Una epidemia de peste invadió Madrid en aquel verano del año 1599 -hacía tan sólo un año que se había iniciado el reinado de Felipe III. El espectáculo era dantesco. Los cadáveres permanecían en las casas y amontonados en las calles, insepultos, aumentando así el propio poder de la plaga, porque ni personal había para dar digna sepultura a los muertos.
Los sanos huían a toda prisa y los moribundos quedaban solos esperando el trágico e irremediable final; ni fuerzas para la plegaria les quedaban ya.
Un silencio de sepulcro, estremecedor, invadía la Villa y Corte que interrumpía algún quejumbroso lamento o el ladrido de un perro carcomido por la sarna y succionado por los piojos, convertido de esta guisa en un achacoso y decrépito cancerbero de los muertos y de los que no a mucho tardar iban también a morir.
Pero existía una auténtica isla de amor: era el Hospital de Convalecientes -lugar en el que hasta hace poco tiempo estaba el Hospital General, y donde un día llamara el arrepentimiento de Bernardino de Obregón para ofrecerse como humilde enfermero. Él y sus hermanos de congregación se multiplicaban viendo que era insuficiente la capacidad del hospital en tan críticos momentos.

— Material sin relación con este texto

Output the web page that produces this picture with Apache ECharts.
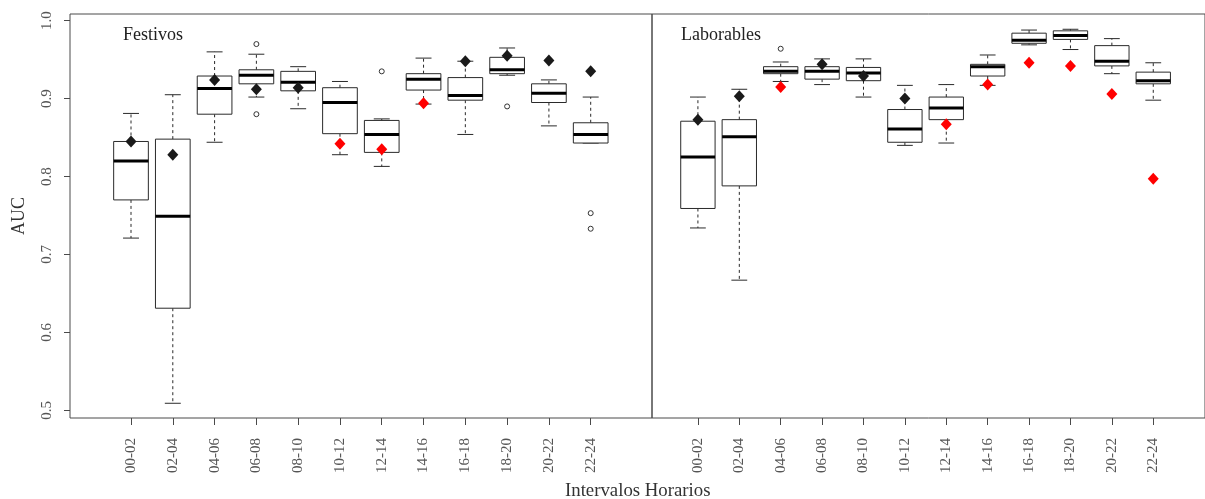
<!DOCTYPE html>
<html>
<head>
<meta charset="utf-8">
<title>AUC por intervalos horarios</title>
<script src="https://cdn.jsdelivr.net/npm/echarts@6/dist/echarts.min.js"></script>
<style>
  html, body { margin: 0; padding: 0; background: #fff; }
  #chart { width: 1205px; height: 499px; }
</style>
</head>
<body>
<div id="chart"></div>
<script>
// Two-hour intervals shown on both panels
const categories = ['00-02', '02-04', '04-06', '06-08', '08-10', '10-12',
                    '12-14', '14-16', '16-18', '18-20', '20-22', '22-24'];
const yTicks = [0.5, 0.6, 0.7, 0.8, 0.9, 1.0];

// Festivos: whisker ends, quartiles and median per interval
const festLow  = [0.721, 0.509, 0.844, 0.902, 0.887, 0.828, 0.813, 0.893, 0.854, 0.930, 0.865, 0.843];
const festQ1   = [0.770, 0.631, 0.880, 0.919, 0.910, 0.855, 0.831, 0.911, 0.898, 0.932, 0.895, 0.843];
const festMed  = [0.820, 0.749, 0.913, 0.930, 0.921, 0.895, 0.854, 0.925, 0.904, 0.937, 0.907, 0.854];
const festQ3   = [0.845, 0.848, 0.929, 0.937, 0.935, 0.914, 0.872, 0.932, 0.927, 0.953, 0.919, 0.869];
const festHigh = [0.881, 0.905, 0.960, 0.957, 0.941, 0.922, 0.874, 0.952, 0.948, 0.965, 0.924, 0.902];
// Festivos: outlying AUC values as [interval index, value]
const festOutliers = [[3, 0.970], [3, 0.880], [6, 0.935], [9, 0.890], [11, 0.753], [11, 0.733]];
// Festivos: single AUC point per interval and whether it is flagged (red)
const festPoint = [0.845, 0.828, 0.924, 0.912, 0.914, 0.842, 0.835, 0.894, 0.948, 0.955, 0.949, 0.935];
const festFlag  = [false, false, false, false, false, true, true, true, false, false, false, false];

// Laborables: whisker ends, quartiles and median per interval
const labLow  = [0.734, 0.667, 0.922, 0.918, 0.902, 0.840, 0.843, 0.917, 0.969, 0.963, 0.932, 0.898];
const labQ1   = [0.759, 0.788, 0.932, 0.925, 0.923, 0.844, 0.873, 0.929, 0.971, 0.976, 0.942, 0.919];
const labMed  = [0.825, 0.851, 0.935, 0.935, 0.933, 0.861, 0.888, 0.941, 0.975, 0.981, 0.948, 0.923];
const labQ3   = [0.871, 0.873, 0.941, 0.941, 0.940, 0.886, 0.902, 0.944, 0.984, 0.987, 0.968, 0.934];
const labHigh = [0.902, 0.912, 0.947, 0.951, 0.951, 0.917, 0.918, 0.956, 0.988, 0.989, 0.977, 0.946];
const labOutliers = [[2, 0.964]];
const labPoint = [0.873, 0.903, 0.915, 0.944, 0.929, 0.900, 0.867, 0.918, 0.946, 0.942, 0.906, 0.797];
const labFlag  = [false, false, true, false, false, false, true, true, true, true, true, true];

const serif = '"Liberation Serif", "DejaVu Serif", serif';
const frameColor = '#4a4a4a';
const Y_MIN = 0.4901, Y_MAX = 1.0086;

function boxRows(lo, q1, med, q3, hi) {
  return categories.map((c, i) => [i, lo[i], q1[i], med[i], q3[i], hi[i]]);
}
function pointRows(vals, flags) {
  return vals.map((v, i) => ({
    value: [i, v],
    itemStyle: { color: flags[i] ? '#ff0000' : '#1a1a1a', opacity: 1 }
  }));
}

// R-style box: dashed whiskers, half-width staples, thick median
function renderBox(params, api) {
  const i = api.value(0);
  const pLo = api.coord([i, api.value(1)]);
  const pQ1 = api.coord([i, api.value(2)]);
  const pMed = api.coord([i, api.value(3)]);
  const pQ3 = api.coord([i, api.value(4)]);
  const pHi = api.coord([i, api.value(5)]);
  const step = api.size([1, 0])[0];
  const bw = step * 0.83;
  const sw = bw * 0.46;
  const cx = pMed[0];
  const thin = { stroke: '#2a2a2a', lineWidth: 1, fill: null };
  const dash = { stroke: '#2a2a2a', lineWidth: 1, lineDash: [3, 3], fill: null };
  return {
    type: 'group',
    children: [
      { type: 'line', shape: { x1: cx, y1: pQ3[1], x2: cx, y2: pHi[1] }, style: dash },
      { type: 'line', shape: { x1: cx, y1: pQ1[1], x2: cx, y2: pLo[1] }, style: dash },
      { type: 'line', shape: { x1: cx - sw / 2, y1: pHi[1], x2: cx + sw / 2, y2: pHi[1] }, style: thin },
      { type: 'line', shape: { x1: cx - sw / 2, y1: pLo[1], x2: cx + sw / 2, y2: pLo[1] }, style: thin },
      { type: 'rect', shape: { x: cx - bw / 2, y: pQ3[1], width: bw, height: pQ1[1] - pQ3[1] },
        style: { stroke: '#2a2a2a', lineWidth: 1, fill: '#ffffff' } },
      { type: 'line', shape: { x1: cx - bw / 2, y1: pMed[1], x2: cx + bw / 2, y2: pMed[1] },
        style: { stroke: '#000', lineWidth: 3 } }
    ]
  };
}

function xAxisFor(gridIndex, min, max) {
  return {
    type: 'value', gridIndex, min, max,
    splitLine: { show: false },
    axisLine: { show: false, onZero: false },
    axisTick: { show: true, customValues: categories.map((c, i) => i), length: 7,
                lineStyle: { color: frameColor, width: 1 } },
    axisLabel: { show: true, customValues: categories.map((c, i) => i), rotate: 90, margin: 20,
                 formatter: v => categories[Math.round(v)], color: '#555',
                 fontFamily: serif, fontSize: 15 }
  };
}
function yAxisFor(gridIndex, visible) {
  return {
    type: 'value', gridIndex, min: Y_MIN, max: Y_MAX,
    splitLine: { show: false },
    axisLine: { show: false, onZero: false },
    name: visible ? 'AUC' : '',
    nameLocation: 'middle', nameGap: 42, nameRotate: 90,
    nameTextStyle: { fontFamily: serif, fontSize: 18, color: '#333' },
    axisTick: { show: visible, customValues: yTicks, length: 6, lineStyle: { color: frameColor } },
    axisLabel: { show: visible, customValues: yTicks, rotate: 90, margin: 15,
                 formatter: v => v.toFixed(1), color: '#555', fontFamily: serif, fontSize: 15 }
  };
}

const option = {
  backgroundColor: '#ffffff',
  animation: false,
  title: [
    { text: 'Festivos', left: 123, top: 26, padding: 0,
      textStyle: { fontFamily: serif, fontSize: 18, fontWeight: 'normal', color: '#222' } },
    { text: 'Laborables', left: 681, top: 26, padding: 0,
      textStyle: { fontFamily: serif, fontSize: 18, fontWeight: 'normal', color: '#222' } },
    { text: 'Intervalos Horarios', left: 565, top: 482, padding: 0,
      textStyle: { fontFamily: serif, fontSize: 18.8, fontWeight: 'normal', color: '#333' } }
  ],
  grid: [
    { left: 70, top: 14, width: 582, bottom: 81, show: true, borderColor: frameColor, borderWidth: 1,
      backgroundColor: 'transparent' },
    { left: 652, top: 14, right: -6, bottom: 81, show: true, borderColor: frameColor, borderWidth: 1,
      backgroundColor: 'transparent' }
  ],
  xAxis: [
    xAxisFor(0, -1.46, 12.467),
    xAxisFor(1, -1.109, 12.25)
  ],
  yAxis: [
    yAxisFor(0, true),
    yAxisFor(1, false)
  ],
  series: [
    { type: 'custom', name: 'Festivos', xAxisIndex: 0, yAxisIndex: 0, clip: false,
      renderItem: renderBox, encode: { x: 0, y: [1, 2, 3, 4, 5] },
      data: boxRows(festLow, festQ1, festMed, festQ3, festHigh), z: 2 },
    { type: 'custom', name: 'Laborables', xAxisIndex: 1, yAxisIndex: 1, clip: false,
      renderItem: renderBox, encode: { x: 0, y: [1, 2, 3, 4, 5] },
      data: boxRows(labLow, labQ1, labMed, labQ3, labHigh), z: 2 },
    { type: 'scatter', xAxisIndex: 0, yAxisIndex: 0, symbol: 'circle', symbolSize: 5,
      itemStyle: { color: '#fff', borderColor: '#333', borderWidth: 1, opacity: 1 },
      data: festOutliers, z: 3 },
    { type: 'scatter', xAxisIndex: 1, yAxisIndex: 1, symbol: 'circle', symbolSize: 5,
      itemStyle: { color: '#fff', borderColor: '#333', borderWidth: 1, opacity: 1 },
      data: labOutliers, z: 3 },
    { type: 'scatter', xAxisIndex: 0, yAxisIndex: 0, symbol: 'diamond', symbolSize: [11, 12],
      data: pointRows(festPoint, festFlag), z: 4 },
    { type: 'scatter', xAxisIndex: 1, yAxisIndex: 1, symbol: 'diamond', symbolSize: [11, 12],
      data: pointRows(labPoint, labFlag), z: 4 }
  ]
};

const chart = echarts.init(document.getElementById('chart'), null, { renderer: 'canvas' });
chart.setOption(option);
</script>
</body>
</html>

Bernardino atendía a los apestados repartiendo consuelo, oraciones y medicinas, que no eran remedios, cerrando los ojos de los que partían definitivamente. Incansable, sin dormir apenas, sin comer, sin miedo al contagio, iba de un lado para otro, día y noche.
Fue una lucha contra la muerte que le costó la suya.
Arcanos del alma popular. Su cuerpo permaneció expuesto en la iglesia del hospital y, ante él, como una postrera muestra de agradecimiento, desfiló la muchedumbre sin temor al posible contagio. Dos veces fue necesario cambiar su hábito porque la gente se lo arrancaba a jirones para conservarlos como reliquias que, después según se cuenta, forjaron prodigios.